* **EXERCISE**
Set the listing down again exactly, please, apart from its pictures.

* **SUPPLIED INFORMATION**
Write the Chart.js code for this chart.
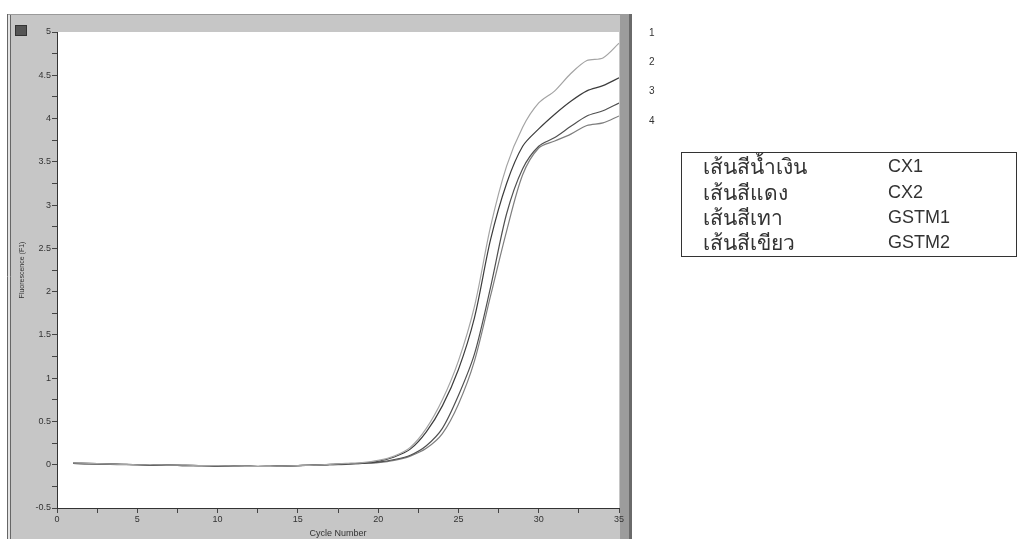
<!DOCTYPE html>
<html>
<head>
<meta charset="utf-8">
<script src="https://cdn.jsdelivr.net/npm/chart.js@4.4.1/dist/chart.umd.min.js"></script>
<style>
  html, body { margin: 0; padding: 0; background: #ffffff; }
  #wrap { position: relative; width: 1018px; height: 539px; overflow: hidden; background: #fff; }
  #c { position: absolute; left: 0; top: 0; }
  .num { position: absolute; font-family: "Liberation Sans", Arial, sans-serif; font-size: 10px; color: #333; }
  #legend { position: absolute; left: 681px; top: 152px; width: 336px; height: 105px; border: 1.5px solid #333; box-sizing: border-box; }
  .row { position: absolute; left: 21px; font-family: "Noto Sans", "Liberation Sans", Arial, sans-serif; font-size: 21px; color: #333; white-space: nowrap; line-height: 22px; }
  .code { position: absolute; left: 206px; font-family: "Liberation Sans", Arial, sans-serif; font-size: 18px; color: #333; line-height: 22px; }
  #icon { position: absolute; left: 15px; top: 25px; width: 12px; height: 11px; background: #555; border: 1px solid #333; box-sizing: border-box; }
</style>
</head>
<body>
<div id="wrap">
  <canvas id="c" width="1018" height="539"></canvas>
  <div id="icon"></div>
  <div id="nums"></div>
  <div id="legend"></div>
</div>
<script>
// ---- data ----
const cycles = [1,2,3,4,5,6,7,8,9,10,11,12,13,14,15,16,17,18,19,20,21,22,23,24,25,26,27,28,29,30,31,32,33,34,35];
const series1 = [0.02,0.015,0.01,0.005,0,0,-0.005,-0.005,-0.01,-0.01,-0.015,-0.02,-0.02,-0.015,-0.01,-0.005,0.005,0.015,0.025,0.05,0.1,0.2,0.42,0.75,1.2,1.83,2.75,3.45,3.9,4.18,4.32,4.52,4.67,4.7,4.87];
const series2 = [0.02,0.015,0.01,0.005,0,-0.005,-0.005,-0.01,-0.01,-0.015,-0.015,-0.02,-0.02,-0.015,-0.01,-0.005,0.005,0.01,0.02,0.04,0.09,0.18,0.38,0.68,1.1,1.7,2.6,3.25,3.68,3.88,4.05,4.2,4.32,4.38,4.47];
const series3 = [0.015,0.01,0.01,0.005,0,0,-0.005,-0.005,-0.01,-0.01,-0.015,-0.015,-0.02,-0.015,-0.01,-0.005,0,0.01,0.015,0.03,0.06,0.11,0.22,0.42,0.8,1.28,2.05,2.9,3.42,3.68,3.78,3.91,4.03,4.09,4.18];
const series4 = [0.015,0.01,0.005,0,0,-0.005,-0.005,-0.01,-0.01,-0.015,-0.015,-0.02,-0.02,-0.015,-0.01,-0.005,0,0.005,0.015,0.025,0.05,0.1,0.19,0.36,0.7,1.2,1.95,2.7,3.35,3.66,3.74,3.82,3.92,3.95,4.03];
const seriesNumbers = ['1','2','3','4'];
const legendNames = ['เส้นสีน้ำเงิน','เส้นสีแดง','เส้นสีเทา','เส้นสีเขียว'];
const legendCodes = ['CX1','CX2','GSTM1','GSTM2'];
const xTitle = 'Cycle Number';
const yTitle = 'Fluorescence (F1)';

// ---- styles ----
const lineColors = ['#a4a4a4','#3c3c3c','#505050','#7e7e7e'];

const allSeries = [series1, series2, series3, series4];
const datasets = allSeries.map((s, i) => ({
  label: seriesNumbers[i],
  data: s.map((v, k) => ({ x: cycles[k], y: v })),
  borderColor: lineColors[i],
  borderWidth: 1.2,
  pointRadius: 0,
  tension: 0.3,
  fill: false
}));

// side numbers
const numsDiv = document.getElementById('nums');
const numTops = [27, 56, 85, 115];
seriesNumbers.forEach((n, i) => {
  const d = document.createElement('div');
  d.className = 'num';
  d.style.left = '649px';
  d.style.top = numTops[i] + 'px';
  d.textContent = n;
  numsDiv.appendChild(d);
});

// legend box
const leg = document.getElementById('legend');
const rowTops = [2, 28, 53, 78];
legendNames.forEach((n, i) => {
  const a = document.createElement('div');
  a.className = 'row';
  a.style.top = rowTops[i] + 'px';
  a.textContent = n;
  leg.appendChild(a);
  const b = document.createElement('div');
  b.className = 'code';
  b.style.top = rowTops[i] + 'px';
  b.textContent = legendCodes[i];
  leg.appendChild(b);
});

const framePlugin = {
  id: 'frame',
  beforeDraw(chart) {
    const ctx = chart.ctx;
    const a = chart.chartArea;
    ctx.save();
    ctx.fillStyle = '#c6c6c6';
    ctx.fillRect(8, 14, 624, 525);
    ctx.fillStyle = '#ffffff';
    ctx.fillRect(a.left, a.top, a.right - a.left, a.bottom - a.top);
    ctx.strokeStyle = '#666';
    ctx.lineWidth = 1;
    ctx.beginPath(); ctx.moveTo(7.5, 14); ctx.lineTo(7.5, 539); ctx.stroke();
    ctx.beginPath(); ctx.moveTo(10.5, 14); ctx.lineTo(10.5, 539); ctx.stroke();
    ctx.fillStyle = '#e4e4e4';
    ctx.fillRect(8, 14, 2, 525);
    ctx.strokeStyle = '#9a9a9a';
    ctx.beginPath(); ctx.moveTo(8, 14.5); ctx.lineTo(632, 14.5); ctx.stroke();
    ctx.fillStyle = '#9c9c9c';
    ctx.fillRect(a.right + 1, 14, 632 - a.right - 1, 525);
    ctx.fillStyle = '#6a6a6a';
    ctx.fillRect(629, 14, 3, 525);
    ctx.restore();
  }
};

const tickFont = { family: '"Liberation Sans", Arial, sans-serif', size: 9 };

new Chart(document.getElementById('c'), {
  type: 'line',
  data: { datasets },
  plugins: [framePlugin],
  options: {
    responsive: false,
    animation: false,
    devicePixelRatio: 1,
    layout: { autoPadding: false, padding: { left: 12, top: 32, right: 399, bottom: 0 } },
    plugins: { legend: { display: false }, tooltip: { enabled: false } },
    scales: {
      x: {
        type: 'linear',
        min: 0, max: 35,
        afterFit: (s) => { s.height = 31; },
        ticks: {
          stepSize: 2.5,
          autoSkip: false,
          maxRotation: 0,
          padding: 1,
          font: tickFont,
          color: '#333',
          callback: (v) => (Math.abs(v % 5) < 1e-6 ? String(v) : '')
        },
        grid: { drawOnChartArea: false, drawTicks: true, tickLength: 5, tickColor: '#444' },
        border: { display: true, color: '#333', width: 1 },
        title: { display: true, text: xTitle, font: tickFont, color: '#333', padding: { top: 0, bottom: 0 } }
      },
      y: {
        type: 'linear',
        min: -0.5, max: 5,
        afterFit: (s) => { s.width = 45; },
        ticks: {
          stepSize: 0.25,
          autoSkip: false,
          padding: 1,
          font: tickFont,
          color: '#333',
          callback: (v) => (Math.abs(v * 2 - Math.round(v * 2)) < 1e-6 ? String(v) : '')
        },
        grid: { drawOnChartArea: false, drawTicks: true, tickLength: 5, tickColor: '#444' },
        border: { display: true, color: '#333', width: 1 },
        title: { display: true, text: yTitle, font: { family: '"Liberation Sans", Arial, sans-serif', size: 7 }, color: '#333', padding: { top: 6, bottom: 0 } }
      }
    }
  }
});
</script>
</body>
</html>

* **FINAL RESULT**
Write the Chart.js code for this chart.
<!DOCTYPE html>
<html>
<head>
<meta charset="utf-8">
<script src="https://cdn.jsdelivr.net/npm/chart.js@4.4.1/dist/chart.umd.min.js"></script>
<style>
  html, body { margin: 0; padding: 0; background: #ffffff; }
  #wrap { position: relative; width: 1018px; height: 539px; overflow: hidden; background: #fff; }
  #c { position: absolute; left: 0; top: 0; }
  .num { position: absolute; font-family: "Liberation Sans", Arial, sans-serif; font-size: 10px; color: #333; }
  #legend { position: absolute; left: 681px; top: 152px; width: 336px; height: 105px; border: 1.5px solid #333; box-sizing: border-box; }
  .row { position: absolute; left: 21px; font-family: "Noto Sans", "Liberation Sans", Arial, sans-serif; font-size: 21px; color: #333; white-space: nowrap; line-height: 22px; }
  .code { position: absolute; left: 206px; font-family: "Liberation Sans", Arial, sans-serif; font-size: 18px; color: #333; line-height: 22px; }
  #icon { position: absolute; left: 15px; top: 25px; width: 12px; height: 11px; background: #555; border: 1px solid #333; box-sizing: border-box; }
</style>
</head>
<body>
<div id="wrap">
  <canvas id="c" width="1018" height="539"></canvas>
  <div id="icon"></div>
  <div id="nums"></div>
  <div id="legend"></div>
</div>
<script>
// ---- data ----
const cycles = [1,2,3,4,5,6,7,8,9,10,11,12,13,14,15,16,17,18,19,20,21,22,23,24,25,26,27,28,29,30,31,32,33,34,35];
const series1 = [0.02,0.015,0.01,0.005,0,0,-0.005,-0.005,-0.01,-0.01,-0.015,-0.02,-0.02,-0.015,-0.01,-0.005,0.005,0.015,0.025,0.05,0.1,0.2,0.42,0.75,1.2,1.83,2.75,3.45,3.9,4.18,4.32,4.52,4.67,4.7,4.87];
const series2 = [0.02,0.015,0.01,0.005,0,-0.005,-0.005,-0.01,-0.01,-0.015,-0.015,-0.02,-0.02,-0.015,-0.01,-0.005,0.005,0.01,0.02,0.04,0.09,0.18,0.38,0.68,1.1,1.7,2.6,3.25,3.68,3.88,4.05,4.2,4.32,4.38,4.47];
const series3 = [0.015,0.01,0.01,0.005,0,0,-0.005,-0.005,-0.01,-0.01,-0.015,-0.015,-0.02,-0.015,-0.01,-0.005,0,0.01,0.015,0.03,0.06,0.11,0.22,0.42,0.8,1.28,2.05,2.9,3.42,3.68,3.78,3.91,4.03,4.09,4.18];
const series4 = [0.015,0.01,0.005,0,0,-0.005,-0.005,-0.01,-0.01,-0.015,-0.015,-0.02,-0.02,-0.015,-0.01,-0.005,0,0.005,0.015,0.025,0.05,0.1,0.19,0.36,0.7,1.2,1.95,2.7,3.35,3.66,3.74,3.82,3.92,3.95,4.03];
const seriesNumbers = ['1','2','3','4'];
const legendNames = ['เส้นสีน้ำเงิน','เส้นสีแดง','เส้นสีเทา','เส้นสีเขียว'];
const legendCodes = ['CX1','CX2','GSTM1','GSTM2'];
const xTitle = 'Cycle Number';
const yTitle = 'Fluorescence (F1)';

// ---- styles ----
const lineColors = ['#a4a4a4','#3c3c3c','#505050','#7e7e7e'];

const allSeries = [series1, series2, series3, series4];
const datasets = allSeries.map((s, i) => ({
  label: seriesNumbers[i],
  data: s.map((v, k) => ({ x: cycles[k], y: v })),
  borderColor: lineColors[i],
  borderWidth: 1.2,
  pointRadius: 0,
  tension: 0.3,
  fill: false
}));

// side numbers
const numsDiv = document.getElementById('nums');
const numTops = [27, 56, 85, 115];
seriesNumbers.forEach((n, i) => {
  const d = document.createElement('div');
  d.className = 'num';
  d.style.left = '649px';
  d.style.top = numTops[i] + 'px';
  d.textContent = n;
  numsDiv.appendChild(d);
});

// legend box
const leg = document.getElementById('legend');
const rowTops = [2, 28, 53, 78];
legendNames.forEach((n, i) => {
  const a = document.createElement('div');
  a.className = 'row';
  a.style.top = rowTops[i] + 'px';
  a.textContent = n;
  leg.appendChild(a);
  const b = document.createElement('div');
  b.className = 'code';
  b.style.top = rowTops[i] + 'px';
  b.textContent = legendCodes[i];
  leg.appendChild(b);
});

const framePlugin = {
  id: 'frame',
  beforeDraw(chart) {
    const ctx = chart.ctx;
    const a = chart.chartArea;
    ctx.save();
    ctx.fillStyle = '#c6c6c6';
    ctx.fillRect(8, 14, 624, 525);
    ctx.fillStyle = '#ffffff';
    ctx.fillRect(a.left, a.top, a.right - a.left, a.bottom - a.top);
    ctx.strokeStyle = '#666';
    ctx.lineWidth = 1;
    ctx.beginPath(); ctx.moveTo(7.5, 14); ctx.lineTo(7.5, 539); ctx.stroke();
    ctx.beginPath(); ctx.moveTo(10.5, 14); ctx.lineTo(10.5, 539); ctx.stroke();
    ctx.fillStyle = '#e4e4e4';
    ctx.fillRect(8, 14, 2, 525);
    ctx.strokeStyle = '#9a9a9a';
    ctx.beginPath(); ctx.moveTo(8, 14.5); ctx.lineTo(632, 14.5); ctx.stroke();
    ctx.fillStyle = '#9c9c9c';
    ctx.fillRect(a.right + 1, 14, 632 - a.right - 1, 525);
    ctx.fillStyle = '#6a6a6a';
    ctx.fillRect(629, 14, 3, 525);
    ctx.restore();
  }
};

const tickFont = { family: '"Liberation Sans", Arial, sans-serif', size: 9 };

new Chart(document.getElementById('c'), {
  type: 'line',
  data: { datasets },
  plugins: [framePlugin],
  options: {
    responsive: false,
    animation: false,
    devicePixelRatio: 1,
    layout: { autoPadding: false, padding: { left: 12, top: 32, right: 399, bottom: 0 } },
    plugins: { legend: { display: false }, tooltip: { enabled: false } },
    scales: {
      x: {
        type: 'linear',
        min: 0, max: 35,
        afterFit: (s) => { s.height = 31; },
        ticks: {
          stepSize: 2.5,
          autoSkip: false,
          maxRotation: 0,
          padding: 1,
          font: tickFont,
          color: '#333',
          callback: (v) => (Math.abs(v % 5) < 1e-6 ? String(v) : '')
        },
        grid: { drawOnChartArea: false, drawTicks: true, tickLength: 5, tickColor: '#444' },
        border: { display: true, color: '#333', width: 1 },
        title: { display: true, text: xTitle, font: tickFont, color: '#333', padding: { top: 0, bottom: 0 } }
      },
      y: {
        type: 'linear',
        min: -0.5, max: 5,
        afterFit: (s) => { s.width = 45; },
        ticks: {
          stepSize: 0.25,
          autoSkip: false,
          padding: 1,
          font: tickFont,
          color: '#333',
          callback: (v) => (Math.abs(v * 2 - Math.round(v * 2)) < 1e-6 ? String(v) : '')
        },
        grid: { drawOnChartArea: false, drawTicks: true, tickLength: 5, tickColor: '#444' },
        border: { display: true, color: '#333', width: 1 },
        title: { display: true, text: yTitle, font: { family: '"Liberation Sans", Arial, sans-serif', size: 7 }, color: '#333', padding: { top: 6, bottom: 0 } }
      }
    }
  }
});
</script>
</body>
</html>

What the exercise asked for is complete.